Objective: Only the lines from the line containing "Convert this chart to Chart.js code." through the line containing "const tickColor = '#2e2e3e';" should be reproduced, please, with no pictures.

==== Source records

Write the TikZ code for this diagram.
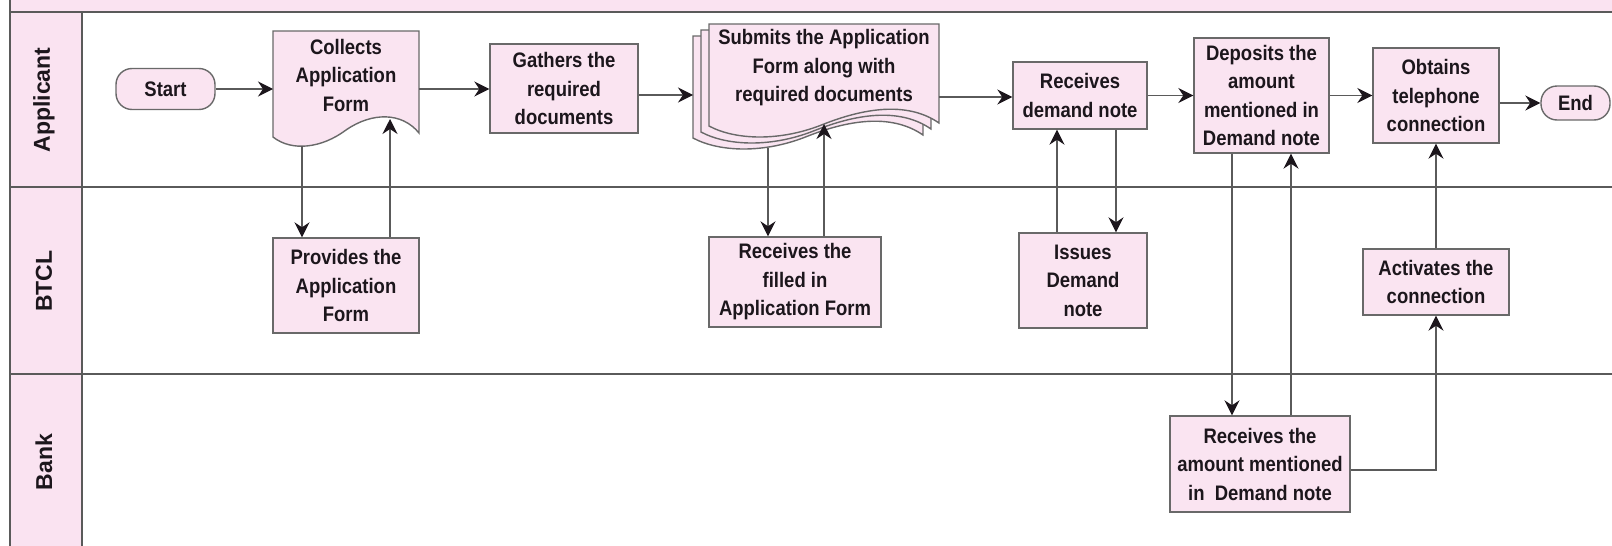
\documentclass[tikz,border=0pt]{standalone}
\usepackage{fontspec}
\setmainfont{Liberation Sans}
\newfontfamily\boxfont{Liberation Sans}[FakeStretch=0.88]
\usetikzlibrary{arrows.meta}
\definecolor{boxpink}{RGB}{250,228,241}
\definecolor{lanepink}{RGB}{250,227,241}
\definecolor{edgegray}{RGB}{105,105,105}
\definecolor{linegray}{RGB}{90,90,90}
\definecolor{inkcol}{RGB}{28,22,28}
\tikzset{
  lanerule/.style={draw=linegray, line width=1.3pt},
  procbox/.style={draw=edgegray, line width=1.4pt, fill=boxpink, inner sep=0pt,
    align=center, text=inkcol, font=\boxfont\bfseries\fontsize{21}{28.5}\selectfont},
  termbox/.style={procbox, rounded corners=16pt},
  doctext/.style={inner sep=0pt, align=center, text=inkcol,
    font=\boxfont\bfseries\fontsize{21}{28.5}\selectfont},
  docshape/.style={draw=edgegray, line width=1.4pt, fill=boxpink},
  lanelabel/.style={rotate=90, text=inkcol, font=\bfseries\fontsize{23}{26}\selectfont},
  conn/.style={draw=linegray, line width=1.3pt,
    -{Stealth[length=15pt,width=15pt,inset=5pt,color=inkcol]}}
}
\begin{document}
\begin{tikzpicture}[x=1pt,y=-1pt]
\useasboundingbox (0,0) rectangle (1612,546);
% lanes
\fill[lanepink] (10,0) rectangle (1612,12);
\fill[lanepink] (10,12) rectangle (82,546);
\draw[lanerule] (10,0) -- (10,546);
\draw[lanerule] (82,12) -- (82,546);
\draw[lanerule] (10,12) -- (1612,12);
\draw[lanerule] (10,187) -- (1612,187);
\draw[lanerule] (10,374) -- (1612,374);
\node[lanelabel] (lApp) at (44,100) {Applicant};
\node[lanelabel] (lBtcl) at (44,281) {BTCL};
\node[lanelabel] (lBank) at (44,462) {Bank};

% document shapes
\path[docshape] (273,31) -- (419,31) -- (419,133)
  .. controls (402,112) and (372,112) .. (346,130)
  .. controls (322,148) and (292,152) .. (273,137) -- cycle;
\foreach \dx/\dy in {-16/12,-8/6,0/0}
  \path[docshape, shift={(\dx,\dy)}] (709,24) -- (939,24) -- (939,123)
  .. controls (910,103) and (870,106) .. (824,124)
  .. controls (780,142) and (735,140) .. (709,126) -- cycle;

% nodes
\node[termbox, minimum width=99pt, minimum height=41pt] (start) at (165.5,89) {Start};
\node[doctext] (collects) at (346,75) {Collects\\Application\\Form};
\node[procbox, minimum width=148pt, minimum height=89pt] (gathers) at (564,88.5) {Gathers the\\required\\documents};
\node[doctext] (submits) at (824,68) {Submits the Application\\Form along with\\required documents};
\node[procbox, minimum width=134pt, minimum height=67pt] (rdn) at (1080,95.5) {Receives\\demand note};
\node[procbox, minimum width=135pt, minimum height=115pt] (deposits) at (1261.5,95.5) {Deposits the\\amount\\mentioned in\\Demand note};
\node[procbox, minimum width=126pt, minimum height=95pt] (obtains) at (1436,95.5) {Obtains\\telephone\\connection};
\node[termbox, minimum width=69pt, minimum height=34pt] (endn) at (1575.5,103) {End};
\node[procbox, minimum width=146pt, minimum height=95pt] (provides) at (346,285.5) {Provides the\\Application\\Form};
\node[procbox, minimum width=172pt, minimum height=90pt] (rfilled) at (795,282) {Receives the\\filled in\\Application Form};
\node[procbox, minimum width=128pt, minimum height=95pt] (issues) at (1083,280.5) {Issues\\Demand\\note};
\node[procbox, minimum width=146pt, minimum height=66pt] (activates) at (1436,282) {Activates the\\connection};
\node[procbox, minimum width=180pt, minimum height=96pt] (ramount) at (1260,464) {Receives the\\amount mentioned\\in\ \ Demand note};

% anchor points on document shapes and vertical connector lines
\coordinate (colW) at (273,89);
\coordinate (colE) at (419,89);
\coordinate (colB1) at (302,146);
\coordinate (colB2) at (390,119);
\coordinate (subW) at (693,95);
\coordinate (subE) at (939,97);
\coordinate (subB1) at (768,148);
\coordinate (subB2) at (824,124);
\coordinate (v1) at (1057,0);
\coordinate (v2) at (1116,0);
\coordinate (v3) at (1232,0);
\coordinate (v4) at (1291,0);

% connectors
\draw[conn] (start.east) -- (colW);
\draw[conn] (colE) -- (colE -| gathers.west);
\draw[conn] (colB1) -- (colB1 |- provides.north);
\draw[conn] (colB2 |- provides.north) -- (colB2);
\draw[conn] (gathers.east |- subW) -- (subW);
\draw[conn] (subE) -- (subE -| rdn.west);
\draw[conn] (subB1) -- (subB1 |- rfilled.north);
\draw[conn] (subB2 |- rfilled.north) -- (subB2);
\draw[conn] (rdn.east) -- (deposits.west);
\draw[conn] (v1 |- issues.north) -- (v1 |- rdn.south);
\draw[conn] (v2 |- rdn.south) -- (v2 |- issues.north);
\draw[conn] (deposits.east) -- (obtains.west);
\draw[conn] (v3 |- deposits.south) -- (v3 |- ramount.north);
\draw[conn] (v4 |- ramount.north) -- (v4 |- deposits.south);
\draw[conn] (obtains.east |- endn.west) -- (endn.west);
\draw[conn] ([yshift=-6pt]ramount.east) -| (activates.south);
\draw[conn] (activates.north) -- (activates.north |- obtains.south);
\end{tikzpicture}
\end{document}
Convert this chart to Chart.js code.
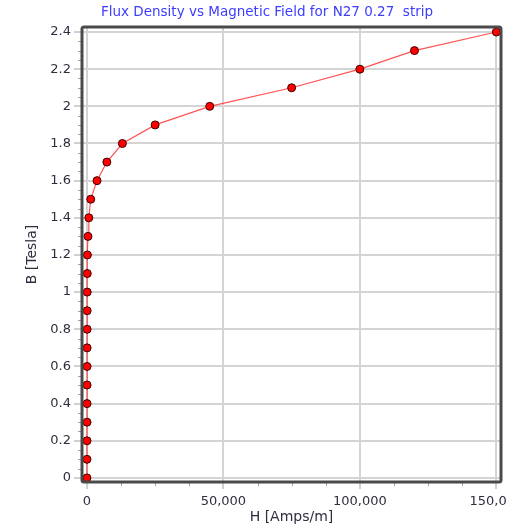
<!DOCTYPE html>
<html>
<head>
<meta charset="utf-8">
<script src="https://cdn.jsdelivr.net/npm/chart.js@4.4.1/dist/chart.umd.min.js"></script>
<style>
  body { margin: 0; background: #fff; }
  #wrap { width: 506px; height: 528px; }
</style>
</head>
<body>
<div id="wrap"><canvas id="bhChart" width="506" height="528"></canvas></div>
<script>
// B-H データ
const hValues = [0, 20, 30, 38, 45, 52, 58, 65, 73, 85, 100, 125, 175, 400, 700, 1400, 3700, 7300, 13000, 25000, 45000, 75000, 100000, 120000, 150000];
const bValues = [0, 0.1, 0.2, 0.3, 0.4, 0.5, 0.6, 0.7, 0.8, 0.9, 1.0, 1.1, 1.2, 1.3, 1.4, 1.5, 1.6, 1.7, 1.8, 1.9, 2.0, 2.1, 2.2, 2.3, 2.4];

// 目盛り
const xTickValues = [0, 50000, 100000, 150000];
const xTickLabels = ['0', '50,000', '100,000', '150,000'];
const yTickValues = [0, 0.2, 0.4, 0.6, 0.8, 1, 1.2, 1.4, 1.6, 1.8, 2, 2.2, 2.4];
const yTickLabels = ['0', '0.2', '0.4', '0.6', '0.8', '1', '1.2', '1.4', '1.6', '1.8', '2', '2.2', '2.4'];
const xMinorStep = 12500;
const yMinorStep = 0.05;

const chartTitle = 'Flux Density vs Magnetic Field for N27 0.27  strip';

const points = hValues.map((h, i) => ({ x: h, y: bValues[i] }));

const tickFont = { family: 'DejaVu Sans', size: 13 };
const axisTitleFont = { family: 'DejaVu Sans', size: 14 };
const tickColor = '#2e2e3e';

// タイトル・枠・補助目盛りを描くプラグイン
const framePlugin = {
    id: 'frame',
    afterDraw(chart) {
        const { ctx, chartArea } = chart;
        const xs = chart.scales.x;
        const ys = chart.scales.y;
        ctx.save();
        // 補助目盛り
        ctx.strokeStyle = '#a0a0a0';
        ctx.lineWidth = 1;
        for (let v = 0; v <= 150000; v += xMinorStep) {
            if (v % 50000 === 0) continue;
            const px = Math.round(xs.getPixelForValue(v)) + 0.5;
            ctx.beginPath();
            ctx.moveTo(px, chartArea.bottom);
            ctx.lineTo(px, chartArea.bottom + 4);
            ctx.stroke();
        }
        for (let i = 0; i <= 48; i++) {
            if (i % 4 === 0) continue;
            const py = Math.round(ys.getPixelForValue(i * yMinorStep)) + 0.5;
            ctx.beginPath();
            ctx.moveTo(chartArea.left - 4, py);
            ctx.lineTo(chartArea.left, py);
            ctx.stroke();
        }
        // 枠
        ctx.strokeStyle = '#4a4a4a';
        ctx.lineWidth = 3;
        ctx.beginPath();
        ctx.roundRect(chartArea.left, chartArea.top, chartArea.right - chartArea.left, chartArea.bottom - chartArea.top, 2);
        ctx.stroke();
        // タイトル
        ctx.fillStyle = '#3c3cff';
        ctx.font = '13.5px "DejaVu Sans"';
        ctx.textAlign = 'center';
        ctx.textBaseline = 'middle';
        ctx.fillText(chartTitle, 267, 12);
        ctx.restore();
    }
};

const ctx = document.getElementById('bhChart').getContext('2d');

const bhChart = new Chart(ctx, {
    type: 'scatter',
    data: {
        datasets: [{
            label: 'B-H',
            data: points,
            showLine: true,
            borderColor: 'rgba(255, 40, 40, 0.8)',
            borderWidth: 1.2,
            pointRadius: 4,
            pointBorderWidth: 1,
            pointBackgroundColor: '#ff0000',
            pointBorderColor: '#3a0000',
            tension: 0
        }]
    },
    options: {
        responsive: false,
        animation: false,
        devicePixelRatio: 1,
        layout: { padding: { top: 27, right: 3, left: 0, bottom: 0 } },
        plugins: {
            legend: { display: false },
            title: { display: false },
            tooltip: { enabled: false }
        },
        scales: {
            x: {
                type: 'linear',
                min: -1800,
                max: 151700,
                afterBuildTicks: (scale) => {
                    scale.ticks = xTickValues.map(v => ({ value: v }));
                },
                afterFit: (scale) => {
                    scale.height = 46;
                    scale.paddingLeft = 0;
                    scale.paddingRight = 0;
                },
                ticks: {
                    font: tickFont,
                    color: tickColor,
                    padding: 5,
                    maxRotation: 0,
                    autoSkip: false,
                    callback: (value) => {
                        const i = xTickValues.indexOf(value);
                        return i >= 0 ? xTickLabels[i] : '';
                    }
                },
                grid: {
                    color: '#d4d4d4',
                    lineWidth: 2,
                    tickLength: 7,
                    tickColor: '#a0a0a0',
                    tickWidth: 1
                },
                border: { display: false },
                title: {
                    display: true,
                    text: 'H [Amps/m]',
                    font: axisTitleFont,
                    color: tickColor,
                    padding: { top: 0, bottom: 2 }
                }
            },
            y: {
                type: 'linear',
                min: -0.022,
                max: 2.427,
                afterBuildTicks: (scale) => {
                    scale.ticks = yTickValues.map(v => ({ value: v }));
                },
                afterFit: (scale) => {
                    scale.width = 82;
                    scale.paddingTop = 0;
                    scale.paddingBottom = 0;
                },
                ticks: {
                    font: tickFont,
                    color: tickColor,
                    padding: 3,
                    autoSkip: false,
                    callback: (value) => {
                        const i = yTickValues.findIndex(v => Math.abs(v - value) < 1e-9);
                        return i >= 0 ? yTickLabels[i] : '';
                    }
                },
                grid: {
                    color: '#d4d4d4',
                    lineWidth: 2,
                    tickLength: 8,
                    tickColor: '#a0a0a0',
                    tickWidth: 1
                },
                border: { display: false },
                title: {
                    display: true,
                    text: 'B [Tesla]',
                    font: axisTitleFont,
                    color: tickColor,
                    padding: { top: 24, bottom: 0 }
                }
            }
        }
    },
    plugins: [framePlugin]
});
</script>
</body>
</html>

========

Answer to this task:
Convert this chart to Chart.js code.
<!DOCTYPE html>
<html>
<head>
<meta charset="utf-8">
<script src="https://cdn.jsdelivr.net/npm/chart.js@4.4.1/dist/chart.umd.min.js"></script>
<style>
  body { margin: 0; background: #fff; }
  #wrap { width: 506px; height: 528px; }
</style>
</head>
<body>
<div id="wrap"><canvas id="bhChart" width="506" height="528"></canvas></div>
<script>
// B-H データ
const hValues = [0, 20, 30, 38, 45, 52, 58, 65, 73, 85, 100, 125, 175, 400, 700, 1400, 3700, 7300, 13000, 25000, 45000, 75000, 100000, 120000, 150000];
const bValues = [0, 0.1, 0.2, 0.3, 0.4, 0.5, 0.6, 0.7, 0.8, 0.9, 1.0, 1.1, 1.2, 1.3, 1.4, 1.5, 1.6, 1.7, 1.8, 1.9, 2.0, 2.1, 2.2, 2.3, 2.4];

// 目盛り
const xTickValues = [0, 50000, 100000, 150000];
const xTickLabels = ['0', '50,000', '100,000', '150,000'];
const yTickValues = [0, 0.2, 0.4, 0.6, 0.8, 1, 1.2, 1.4, 1.6, 1.8, 2, 2.2, 2.4];
const yTickLabels = ['0', '0.2', '0.4', '0.6', '0.8', '1', '1.2', '1.4', '1.6', '1.8', '2', '2.2', '2.4'];
const xMinorStep = 12500;
const yMinorStep = 0.05;

const chartTitle = 'Flux Density vs Magnetic Field for N27 0.27  strip';

const points = hValues.map((h, i) => ({ x: h, y: bValues[i] }));

const tickFont = { family: 'DejaVu Sans', size: 13 };
const axisTitleFont = { family: 'DejaVu Sans', size: 14 };
const tickColor = '#2e2e3e';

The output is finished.